* What is required:
Look for the word "this" in the entries below, then copy every line that has it.

· · ·

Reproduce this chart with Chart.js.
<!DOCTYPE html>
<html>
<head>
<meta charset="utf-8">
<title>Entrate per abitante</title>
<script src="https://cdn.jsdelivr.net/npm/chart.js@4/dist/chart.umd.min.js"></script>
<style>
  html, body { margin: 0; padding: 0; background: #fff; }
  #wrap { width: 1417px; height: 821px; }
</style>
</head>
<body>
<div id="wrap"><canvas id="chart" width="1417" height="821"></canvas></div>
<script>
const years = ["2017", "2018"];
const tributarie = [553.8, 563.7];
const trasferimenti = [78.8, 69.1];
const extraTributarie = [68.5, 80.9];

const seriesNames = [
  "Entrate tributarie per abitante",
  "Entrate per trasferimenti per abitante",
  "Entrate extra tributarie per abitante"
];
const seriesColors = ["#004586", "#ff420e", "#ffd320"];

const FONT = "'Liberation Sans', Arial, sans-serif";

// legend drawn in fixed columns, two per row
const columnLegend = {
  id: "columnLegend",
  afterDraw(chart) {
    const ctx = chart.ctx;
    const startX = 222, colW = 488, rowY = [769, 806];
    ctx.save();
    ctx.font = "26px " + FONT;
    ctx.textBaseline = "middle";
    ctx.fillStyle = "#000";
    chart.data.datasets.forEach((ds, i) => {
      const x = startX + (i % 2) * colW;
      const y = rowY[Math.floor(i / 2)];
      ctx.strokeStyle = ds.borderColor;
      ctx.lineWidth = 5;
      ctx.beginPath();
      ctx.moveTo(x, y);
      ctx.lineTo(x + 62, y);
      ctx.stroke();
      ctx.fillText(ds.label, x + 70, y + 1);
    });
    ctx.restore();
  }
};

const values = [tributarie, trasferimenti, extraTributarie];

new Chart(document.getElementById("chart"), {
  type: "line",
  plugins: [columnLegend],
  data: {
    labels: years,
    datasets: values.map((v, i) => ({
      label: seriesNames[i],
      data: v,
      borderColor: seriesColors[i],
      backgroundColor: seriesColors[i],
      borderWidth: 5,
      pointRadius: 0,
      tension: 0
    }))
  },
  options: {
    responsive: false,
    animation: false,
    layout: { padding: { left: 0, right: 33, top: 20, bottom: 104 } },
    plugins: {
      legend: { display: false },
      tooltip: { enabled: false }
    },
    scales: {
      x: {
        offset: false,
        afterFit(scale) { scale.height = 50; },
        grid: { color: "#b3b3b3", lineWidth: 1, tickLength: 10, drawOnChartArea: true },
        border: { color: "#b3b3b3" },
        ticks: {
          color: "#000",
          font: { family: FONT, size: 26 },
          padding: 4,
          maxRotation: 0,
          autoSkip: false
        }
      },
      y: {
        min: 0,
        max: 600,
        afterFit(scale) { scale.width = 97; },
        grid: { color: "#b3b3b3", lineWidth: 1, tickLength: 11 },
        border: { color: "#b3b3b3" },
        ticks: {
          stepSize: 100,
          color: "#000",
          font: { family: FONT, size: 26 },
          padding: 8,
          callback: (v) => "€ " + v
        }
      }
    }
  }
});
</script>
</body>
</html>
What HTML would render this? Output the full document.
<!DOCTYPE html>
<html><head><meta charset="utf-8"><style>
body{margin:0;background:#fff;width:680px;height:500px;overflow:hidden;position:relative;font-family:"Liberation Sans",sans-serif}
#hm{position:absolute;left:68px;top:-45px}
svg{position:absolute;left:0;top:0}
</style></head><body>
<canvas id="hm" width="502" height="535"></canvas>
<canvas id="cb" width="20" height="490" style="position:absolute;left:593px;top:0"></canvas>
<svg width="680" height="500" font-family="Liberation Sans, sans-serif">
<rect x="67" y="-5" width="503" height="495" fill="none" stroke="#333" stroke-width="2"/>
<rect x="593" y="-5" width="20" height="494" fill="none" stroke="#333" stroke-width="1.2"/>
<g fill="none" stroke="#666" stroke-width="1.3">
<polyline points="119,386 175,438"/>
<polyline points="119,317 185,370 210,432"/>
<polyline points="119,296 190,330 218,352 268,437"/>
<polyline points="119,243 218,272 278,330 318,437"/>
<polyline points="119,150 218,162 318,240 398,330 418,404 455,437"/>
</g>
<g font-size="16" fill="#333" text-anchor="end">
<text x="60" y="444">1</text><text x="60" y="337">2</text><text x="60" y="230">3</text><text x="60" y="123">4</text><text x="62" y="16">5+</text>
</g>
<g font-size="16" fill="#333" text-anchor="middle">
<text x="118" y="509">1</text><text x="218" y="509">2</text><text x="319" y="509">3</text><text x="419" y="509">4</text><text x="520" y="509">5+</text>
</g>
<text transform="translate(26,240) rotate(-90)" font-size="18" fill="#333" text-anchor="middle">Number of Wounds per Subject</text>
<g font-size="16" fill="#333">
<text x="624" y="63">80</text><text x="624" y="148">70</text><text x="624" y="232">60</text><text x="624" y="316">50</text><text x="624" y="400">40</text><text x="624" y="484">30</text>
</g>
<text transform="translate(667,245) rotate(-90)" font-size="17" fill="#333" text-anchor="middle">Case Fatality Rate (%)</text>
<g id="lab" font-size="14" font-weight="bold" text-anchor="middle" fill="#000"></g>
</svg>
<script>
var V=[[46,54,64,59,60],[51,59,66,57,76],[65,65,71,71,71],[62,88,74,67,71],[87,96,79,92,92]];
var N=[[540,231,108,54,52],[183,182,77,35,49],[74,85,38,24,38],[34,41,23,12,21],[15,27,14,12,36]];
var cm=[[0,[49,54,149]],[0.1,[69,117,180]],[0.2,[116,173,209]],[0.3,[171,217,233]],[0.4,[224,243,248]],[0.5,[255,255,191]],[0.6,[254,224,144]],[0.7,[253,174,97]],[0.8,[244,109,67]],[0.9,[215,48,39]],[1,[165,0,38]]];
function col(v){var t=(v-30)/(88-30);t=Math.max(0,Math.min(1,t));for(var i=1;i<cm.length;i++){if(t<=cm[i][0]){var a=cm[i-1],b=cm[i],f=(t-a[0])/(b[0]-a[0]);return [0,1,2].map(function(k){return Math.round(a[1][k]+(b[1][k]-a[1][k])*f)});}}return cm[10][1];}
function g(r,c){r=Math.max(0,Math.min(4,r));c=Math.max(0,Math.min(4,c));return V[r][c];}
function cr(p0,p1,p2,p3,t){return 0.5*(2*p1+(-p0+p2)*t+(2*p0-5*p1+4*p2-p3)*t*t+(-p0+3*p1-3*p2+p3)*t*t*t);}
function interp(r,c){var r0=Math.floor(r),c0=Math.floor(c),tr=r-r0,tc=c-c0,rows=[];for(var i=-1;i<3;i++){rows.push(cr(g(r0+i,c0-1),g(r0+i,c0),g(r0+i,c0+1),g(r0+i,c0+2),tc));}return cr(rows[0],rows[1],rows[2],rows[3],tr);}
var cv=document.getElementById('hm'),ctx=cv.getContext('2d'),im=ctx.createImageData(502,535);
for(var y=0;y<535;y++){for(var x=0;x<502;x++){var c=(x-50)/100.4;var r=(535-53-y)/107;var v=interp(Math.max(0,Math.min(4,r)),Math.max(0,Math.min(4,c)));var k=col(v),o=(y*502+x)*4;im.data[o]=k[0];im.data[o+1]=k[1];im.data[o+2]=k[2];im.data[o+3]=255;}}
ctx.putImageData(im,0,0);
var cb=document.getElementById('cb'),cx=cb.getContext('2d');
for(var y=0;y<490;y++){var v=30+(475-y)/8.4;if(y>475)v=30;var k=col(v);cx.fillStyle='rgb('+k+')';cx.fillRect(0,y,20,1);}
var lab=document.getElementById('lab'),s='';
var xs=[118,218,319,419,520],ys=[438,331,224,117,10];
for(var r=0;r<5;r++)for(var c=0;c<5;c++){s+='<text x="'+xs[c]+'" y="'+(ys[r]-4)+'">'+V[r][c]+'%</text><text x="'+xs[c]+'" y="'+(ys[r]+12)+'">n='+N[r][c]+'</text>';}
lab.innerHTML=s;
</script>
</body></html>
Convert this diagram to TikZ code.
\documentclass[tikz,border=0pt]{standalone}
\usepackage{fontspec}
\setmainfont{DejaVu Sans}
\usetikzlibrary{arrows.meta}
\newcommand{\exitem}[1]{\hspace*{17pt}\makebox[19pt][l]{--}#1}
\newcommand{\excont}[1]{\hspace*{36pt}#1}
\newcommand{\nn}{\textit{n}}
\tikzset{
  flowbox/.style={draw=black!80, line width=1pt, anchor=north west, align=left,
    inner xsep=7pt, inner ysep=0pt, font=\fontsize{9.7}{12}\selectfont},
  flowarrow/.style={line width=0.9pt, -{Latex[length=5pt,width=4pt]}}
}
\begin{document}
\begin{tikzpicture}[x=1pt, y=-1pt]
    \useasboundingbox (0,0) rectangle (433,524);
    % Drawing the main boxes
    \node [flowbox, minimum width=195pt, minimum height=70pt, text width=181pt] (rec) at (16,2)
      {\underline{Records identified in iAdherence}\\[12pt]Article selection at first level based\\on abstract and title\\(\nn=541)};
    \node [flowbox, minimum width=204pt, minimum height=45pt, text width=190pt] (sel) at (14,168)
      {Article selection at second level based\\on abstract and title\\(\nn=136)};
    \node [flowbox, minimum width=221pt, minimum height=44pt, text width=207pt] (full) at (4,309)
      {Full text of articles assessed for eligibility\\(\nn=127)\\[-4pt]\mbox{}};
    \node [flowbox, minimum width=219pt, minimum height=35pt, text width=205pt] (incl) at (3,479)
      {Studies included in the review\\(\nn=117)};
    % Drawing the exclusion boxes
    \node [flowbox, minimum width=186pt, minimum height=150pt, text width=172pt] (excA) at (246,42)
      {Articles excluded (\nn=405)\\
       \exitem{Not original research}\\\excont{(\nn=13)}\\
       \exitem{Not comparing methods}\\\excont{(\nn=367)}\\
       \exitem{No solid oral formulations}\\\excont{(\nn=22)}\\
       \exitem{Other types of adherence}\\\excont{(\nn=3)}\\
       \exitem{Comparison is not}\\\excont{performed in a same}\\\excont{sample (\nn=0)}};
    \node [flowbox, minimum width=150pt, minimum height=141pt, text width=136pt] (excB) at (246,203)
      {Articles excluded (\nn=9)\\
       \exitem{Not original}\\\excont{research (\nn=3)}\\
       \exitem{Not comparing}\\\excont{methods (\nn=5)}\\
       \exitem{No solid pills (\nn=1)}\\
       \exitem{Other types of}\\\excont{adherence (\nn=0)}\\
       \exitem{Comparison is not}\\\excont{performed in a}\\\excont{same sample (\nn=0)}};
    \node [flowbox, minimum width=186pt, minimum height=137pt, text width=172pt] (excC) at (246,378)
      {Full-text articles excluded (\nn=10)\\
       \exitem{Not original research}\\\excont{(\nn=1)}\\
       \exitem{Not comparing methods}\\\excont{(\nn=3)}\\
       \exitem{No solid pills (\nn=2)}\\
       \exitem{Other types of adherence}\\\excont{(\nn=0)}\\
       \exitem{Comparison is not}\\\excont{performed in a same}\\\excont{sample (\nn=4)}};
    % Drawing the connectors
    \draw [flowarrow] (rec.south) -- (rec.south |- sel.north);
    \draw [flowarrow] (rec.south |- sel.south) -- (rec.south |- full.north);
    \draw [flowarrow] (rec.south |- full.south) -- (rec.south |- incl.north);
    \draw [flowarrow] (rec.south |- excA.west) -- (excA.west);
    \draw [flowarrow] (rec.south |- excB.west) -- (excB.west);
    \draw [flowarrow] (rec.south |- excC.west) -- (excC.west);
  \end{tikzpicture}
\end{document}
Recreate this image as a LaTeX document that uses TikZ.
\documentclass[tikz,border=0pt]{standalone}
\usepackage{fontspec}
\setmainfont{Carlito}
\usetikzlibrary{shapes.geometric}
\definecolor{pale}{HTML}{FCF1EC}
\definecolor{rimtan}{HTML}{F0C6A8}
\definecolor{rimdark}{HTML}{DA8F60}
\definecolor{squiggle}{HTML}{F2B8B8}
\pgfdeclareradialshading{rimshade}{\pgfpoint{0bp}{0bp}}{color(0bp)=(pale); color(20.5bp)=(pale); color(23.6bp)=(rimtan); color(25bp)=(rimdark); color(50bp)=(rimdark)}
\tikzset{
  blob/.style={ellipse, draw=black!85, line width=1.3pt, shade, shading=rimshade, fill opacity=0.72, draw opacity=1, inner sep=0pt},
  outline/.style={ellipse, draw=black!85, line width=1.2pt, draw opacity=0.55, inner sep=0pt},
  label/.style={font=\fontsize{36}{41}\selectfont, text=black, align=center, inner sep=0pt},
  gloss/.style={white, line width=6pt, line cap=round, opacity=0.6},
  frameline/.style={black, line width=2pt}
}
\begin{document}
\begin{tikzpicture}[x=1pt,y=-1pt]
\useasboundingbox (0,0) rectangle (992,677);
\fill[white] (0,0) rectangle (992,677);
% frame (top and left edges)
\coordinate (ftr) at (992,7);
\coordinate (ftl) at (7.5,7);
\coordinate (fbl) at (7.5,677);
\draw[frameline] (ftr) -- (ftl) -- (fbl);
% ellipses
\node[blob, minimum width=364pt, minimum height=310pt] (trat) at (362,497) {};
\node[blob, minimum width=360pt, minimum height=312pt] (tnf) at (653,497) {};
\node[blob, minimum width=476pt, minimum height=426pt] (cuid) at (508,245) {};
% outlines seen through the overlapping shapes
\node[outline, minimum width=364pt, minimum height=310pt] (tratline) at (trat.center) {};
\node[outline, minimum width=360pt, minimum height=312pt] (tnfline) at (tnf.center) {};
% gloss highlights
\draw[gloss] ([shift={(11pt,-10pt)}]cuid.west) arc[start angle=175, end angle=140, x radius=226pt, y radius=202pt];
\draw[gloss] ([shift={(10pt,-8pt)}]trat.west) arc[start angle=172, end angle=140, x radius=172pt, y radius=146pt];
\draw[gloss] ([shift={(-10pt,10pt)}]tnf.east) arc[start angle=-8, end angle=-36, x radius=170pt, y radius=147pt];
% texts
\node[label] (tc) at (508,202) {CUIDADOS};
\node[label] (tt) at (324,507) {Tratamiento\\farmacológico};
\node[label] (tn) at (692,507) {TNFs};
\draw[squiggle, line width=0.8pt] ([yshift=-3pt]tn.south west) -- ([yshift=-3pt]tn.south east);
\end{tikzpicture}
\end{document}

· · ·

* Exercise result:
Reproduce this chart with Chart.js.
What HTML would render this? Output the full document.
Convert this diagram to TikZ code.
Recreate this image as a LaTeX document that uses TikZ.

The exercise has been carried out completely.